Just realized something worth sharing about futures trading that could save you a lot of time and frustration. There's this feature called reverse position that most traders overlook, but it's genuinely useful once you understand it.



So here's the deal: instead of manually closing your current position and then opening a new one in the opposite direction, reverse position lets you do both in one click at market price. Same contract size, instant execution. If you're short on something and suddenly your analysis flips, you hit that button and boom, you're long instead.

Why bother with reverse position when you can just close and reopen? A few reasons actually. First, speed matters in trading. When the market is moving fast and you spot a reversal, those extra seconds closing and reopening manually can cost you. You might miss the entry or catch worse slippage. Second, it's cleaner psychologically. You're not sitting there wondering if you should close now or wait, then trying to time the new entry. You make one decision and execute it.

I've found it especially valuable during volatile market conditions where price action changes direction multiple times in a session. For scalping or intraday strategies, this feature becomes almost essential.

Now, the practical side. You go to your open position, find the reverse position button, and a confirmation window pops up showing the pair, your current position size, and what the new opposite position will look like. You verify everything checks out and confirm. That's it.

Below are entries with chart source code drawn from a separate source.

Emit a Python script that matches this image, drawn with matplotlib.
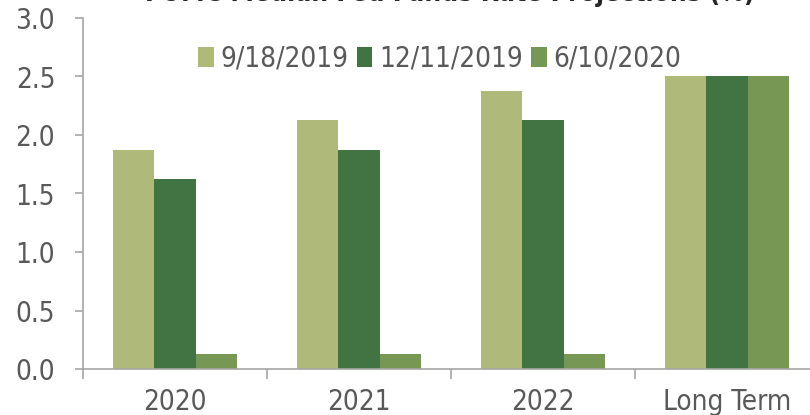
import matplotlib.pyplot as plt
import numpy as np
from matplotlib.ticker import FixedLocator

categories = ['2020', '2021', '2022', 'Long Term']
series_names = ['9/18/2019', '12/11/2019', '6/10/2020']
sep_2019 = [1.875, 2.125, 2.375, 2.5]
dec_2019 = [1.625, 1.875, 2.125, 2.5]
jun_2020 = [0.125, 0.125, 0.125, 2.5]
colors = ['#AFB97A', '#417343', '#779855']

plt.rcParams['font.family'] = ['DejaVu Sans']
plt.rcParams['font.stretch'] = 'condensed'
grey = '#595959'

fig = plt.figure(figsize=(8.1, 4.15), dpi=100)
# plot area runs past the right edge, as in the original crop
ax = fig.add_axes([83 / 810, 1 - 369 / 415, 736 / 810, 351 / 415])

x = np.arange(len(categories))
w = 0.223
for i, (vals, name) in enumerate(zip([sep_2019, dec_2019, jun_2020], series_names)):
    ax.bar(x + (i - 1) * w, vals, width=w, color=colors[i], label=name, zorder=2)

ax.set_xlim(-0.5, len(categories) - 0.5)
ax.set_ylim(0, 3.0)
ax.set_yticks(np.arange(0, 3.01, 0.5))
ax.set_yticklabels([f'{v:.1f}' for v in np.arange(0, 3.01, 0.5)])
ax.set_xticks(x)
ax.set_xticklabels(categories)
ax.xaxis.set_minor_locator(FixedLocator(np.arange(-0.5, len(categories), 1)))
ax.tick_params(axis='x', which='major', length=0, pad=14, labelsize=20, colors=grey)
ax.tick_params(axis='x', which='minor', length=7, width=1.2, color='#A6A6A6', direction='out')
ax.tick_params(axis='y', length=6, width=1.2, color='#A6A6A6', labelsize=20, labelcolor=grey, pad=14)

for s in ['top', 'right']:
    ax.spines[s].set_visible(False)
for s in ['left', 'bottom']:
    ax.spines[s].set_color('#A6A6A6')
    ax.spines[s].set_linewidth(1.2)

ax.legend(loc='upper center', bbox_to_anchor=(0.485, 0.995), ncol=3, frameon=False,
          fontsize=20, labelcolor=grey, handlelength=0.55, handleheight=0.75,
          handletextpad=0.25, columnspacing=0.3)

fig.text(0.555, 1.045, 'FOMC Median Fed Funds Rate Projections (%)', ha='center', va='top',
         fontsize=19, fontweight='bold', color='#262626')

fig.savefig('out.png', dpi=100)
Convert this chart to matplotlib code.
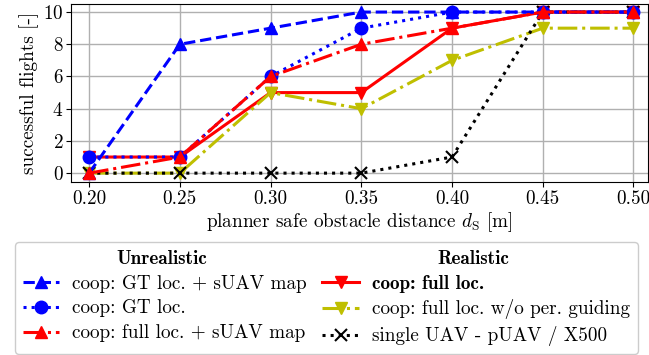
import matplotlib
matplotlib.use("Agg")
import matplotlib.pyplot as plt

plt.rcParams['font.family'] = 'serif'
plt.rcParams['font.serif'] = ['cmr10']
plt.rcParams['mathtext.fontset'] = 'cm'
plt.rcParams['axes.formatter.use_mathtext'] = True
plt.rcParams['axes.unicode_minus'] = False

distances = [0.20, 0.25, 0.30, 0.35, 0.40, 0.45, 0.50]
gt_suav = [0, 8, 9, 10, 10, 10, 10]
gt_loc = [1, 1, 6, 9, 10, 10, 10]
full_suav = [0, 1, 6, 8, 9, 10, 10]
full_loc = [1, 1, 5, 5, 9, 10, 10]
full_noguide = [0, 0, 5, 4, 7, 9, 9]
single_uav = [0, 0, 0, 0, 1, 10, 10]

fs = 13.8

fig = plt.figure(figsize=(6.49, 3.55), dpi=100)
ax = fig.add_axes([71 / 649, 1 - 182 / 355, 577 / 649, 178 / 355])

lw = 2.2
ms = 9
l1, = ax.plot(distances, gt_suav, 'b--^', lw=lw, ms=ms, label='coop: GT loc. + sUAV map')
l2, = ax.plot(distances, gt_loc, 'b:o', lw=lw, ms=ms, label='coop: GT loc.')
l3, = ax.plot(distances, full_suav, 'r-.^', lw=lw, ms=ms, label='coop: full loc. + sUAV map')
l4, = ax.plot(distances, full_loc, 'r-v', lw=lw, ms=ms, label='coop: full loc.')
l5, = ax.plot(distances, full_noguide, 'y-.v', lw=lw, ms=ms, label='coop: full loc. w/o per. guiding')
l6, = ax.plot(distances, single_uav, 'k:x', lw=lw, ms=ms, mew=1.5, label='single UAV - pUAV / X500')
for l in [l1, l2, l3]:
    l.set_zorder(3)

ax.set_xlim(0.19, 0.508)
ax.set_ylim(-0.55, 10.5)
ax.set_xticks(distances)
ax.set_xticklabels(['%.2f' % d for d in distances])
ax.set_yticks([0, 2, 4, 6, 8, 10])
ax.grid(True, color='#b0b0b0', lw=1)
ax.tick_params(labelsize=fs, pad=2)
ax.set_xlabel(r'planner safe obstacle distance $d_\mathrm{S}$ [m]', fontsize=fs, labelpad=2)
ax.set_ylabel('successful flights [-]', fontsize=fs, labelpad=3)

leg = fig.legend(handles=[l1, l2, l3, l4, l5, l6], ncol=2, loc='lower center',
                 bbox_to_anchor=(0.503, 0.0), fontsize=fs, title=' ',
                 title_fontsize=fs, handlelength=1.9, handletextpad=0.7,
                 columnspacing=0.8, borderaxespad=0.05, labelspacing=0.36,
                 fancybox=True, framealpha=1, edgecolor='#cccccc')
leg.get_texts()[3].set_fontfamily('cmb10')

fig.canvas.draw()
# column headers
for idx, title in [((0, 1, 2), 'Unrealistic'), ((3, 4, 5), 'Realistic')]:
    hs = [leg.legend_handles[i] for i in idx]
    ts = [leg.get_texts()[i] for i in idx]
    x0 = min(h.get_window_extent().x0 for h in hs)
    x1 = max(t.get_window_extent().x1 for t in ts)
    y = ts[0].get_window_extent().y1 + 16
    xc, yc = fig.transFigure.inverted().transform(((x0 + x1) / 2, y))
    fig.text(xc, yc, title, ha='center', va='center', fontsize=fs,
             fontfamily='cmb10', zorder=10)

fig.savefig('out.png', dpi=100)
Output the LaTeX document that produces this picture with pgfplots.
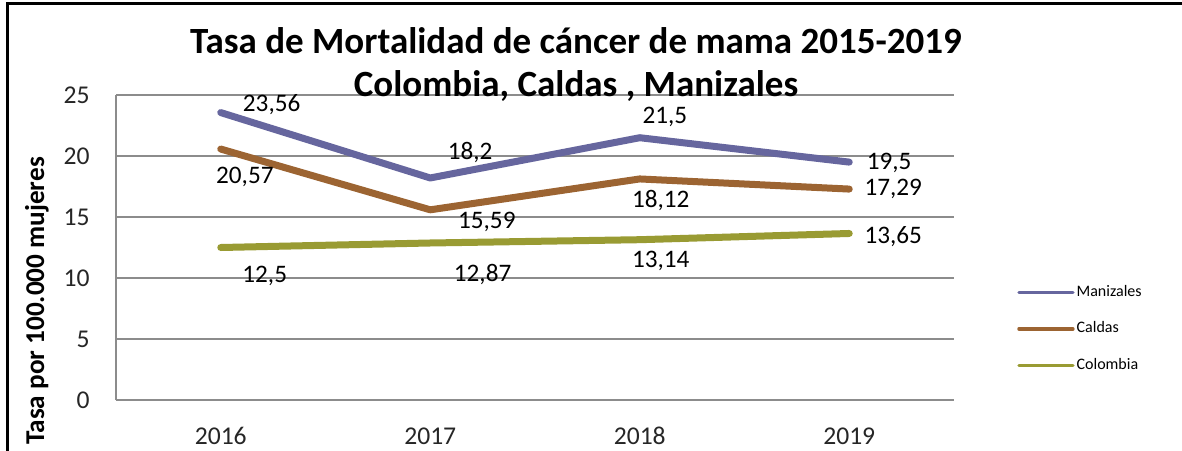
\documentclass[border=0pt]{standalone}
\usepackage{fontspec}
\setmainfont{Carlito}
\usepackage{pgfplots}
\pgfplotsset{compat=1.18}
\definecolor{maniz}{RGB}{102,102,158}
\definecolor{caldas}{RGB}{156,100,50}
\definecolor{colom}{RGB}{153,155,51}
\definecolor{gridgray}{RGB}{140,140,140}
\newcommand{\lbl}{\fontsize{12.6}{14}\selectfont}

\begin{document}
\begin{tikzpicture}
% picture is 1182 x 450 px at 0.5pt per px
\useasboundingbox (0,0) rectangle (591pt,-225pt);
\draw[black, line width=1.5pt] (3.5pt,-226pt) -- (3.5pt,-1.5pt) -- (592pt,-1.5pt);

\begin{axis}[
  scale only axis,
  width=419pt, height=152.5pt,
  at={(58pt,-200pt)}, anchor=south west,
  xmin=-0.5, xmax=3.5, ymin=0, ymax=25,
  xtick={0,1,2,3}, xticklabels={2016,2017,2018,2019},
  ytick={0,5,10,15,20,25},
  major tick length=0pt,
  axis lines*=left,
  axis line style={gridgray, line width=0.6pt},
  ymajorgrids, grid style={gridgray, line width=0.6pt},
  /pgf/number format/assume math mode=true,
  ticklabel style={font=\fontsize{12.8}{14}\selectfont, text=black!85},
  xticklabel style={anchor=center, yshift=-18pt},
  yticklabel style={anchor=east, xshift=-9.7pt},
  clip=false,
  legend style={at={(1.075,0.384)}, anchor=north west, draw=none, fill=none,
    inner sep=0pt, row sep=9.2pt,
    font=\fontsize{8}{9}\selectfont,
    nodes={inner sep=1pt}},
  legend cell align=left,
  legend image code/.code={\draw[#1, line width=1.7pt] (0pt,0pt) -- (27pt,0pt);},
]
\addplot[maniz, line width=3.5pt, line cap=round, line join=round]
  coordinates {(0,23.56)(1,18.2)(2,21.5)(3,19.5)};
\addlegendentry{Manizales}
\addplot[caldas, line width=3.5pt, line cap=round, line join=round]
  coordinates {(0,20.57)(1,15.59)(2,18.12)(3,17.29)};
\addlegendentry{Caldas}
\addplot[colom, line width=3.5pt, line cap=round, line join=round]
  coordinates {(0,12.5)(1,12.87)(2,13.14)(3,13.65)};
\addlegendentry{Colombia}

% data labels
\node[font=\lbl] at (axis cs:0.243,24.18) {23,56};
\node[font=\lbl] at (axis cs:0.115,18.28) {20,57};
\node[font=\lbl] at (axis cs:0.21,10.16) {12,5};
\node[font=\lbl] at (axis cs:1.19,20.25) {18,2};
\node[font=\lbl] at (axis cs:1.27,14.59) {15,59};
\node[font=\lbl] at (axis cs:1.25,10.25) {12,87};
\node[font=\lbl, inner sep=1pt] at (axis cs:2.12,23.2) {21,5};
\node[font=\lbl] at (axis cs:2.10,16.39) {18,12};
\node[font=\lbl] at (axis cs:2.10,11.39) {13,14};
\node[font=\lbl] at (axis cs:3.19,19.43) {19,5};
\node[font=\lbl] at (axis cs:3.21,17.3) {17,29};
\node[font=\lbl] at (axis cs:3.21,13.36) {13,65};
\end{axis}

% title
\node[align=center, inner sep=0pt, font=\fontsize{18.5}{21.5}\bfseries\selectfont] at (288pt,-32.5pt)
  {Tasa de Mortalidad de cáncer de mama 2015-2019\\Colombia, Caldas , Manizales};
% y label
\node[rotate=90, font=\fontsize{13.6}{15}\bfseries\selectfont] at (18.5pt,-150.5pt)
  {Tasa por 100.000 mujeres};
\end{tikzpicture}
\end{document}
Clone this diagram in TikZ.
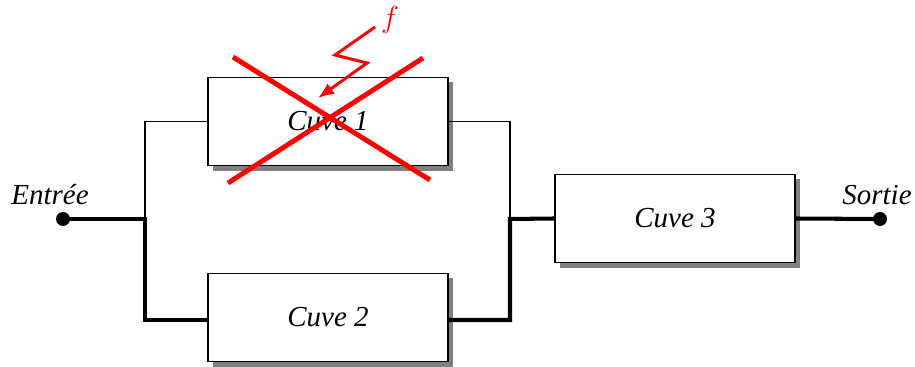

But here's what catches people off guard: you need enough available margin for the full reverse position to execute. If you're running tight on collateral, it won't go through. Also, since it's market execution, you'll eat whatever slippage exists in that moment, especially if volatility is high. And this is important, your take profit and stop loss orders don't automatically transfer to the new position. You have to reconfigure them manually.

One more thing I always mention: you can usually disable the double confirmation prompt in settings if you want faster execution, but honestly, having that extra confirmation step has saved me from impulsive mistakes more times than I can count.

Let me give you a real scenario. You're watching TRBUSDT, you're short because you thought bearish pressure would continue, but then you notice the bears are actually losing strength and you spot a reversal zone forming. Old way: close the short, wait for confirmation, then open a long and hope you don't miss the move. New way: reverse position, and you're long immediately without losing those crucial seconds.

The key thing I've learned is that reverse position is a tool for strategic trading, not reactive trading. Don't use it because you panicked. Use it because your market reading genuinely changed and you have a clear reason to flip. Good risk management and a solid trade plan matter way more than how fast you can reverse. Think strategically, not impulsively.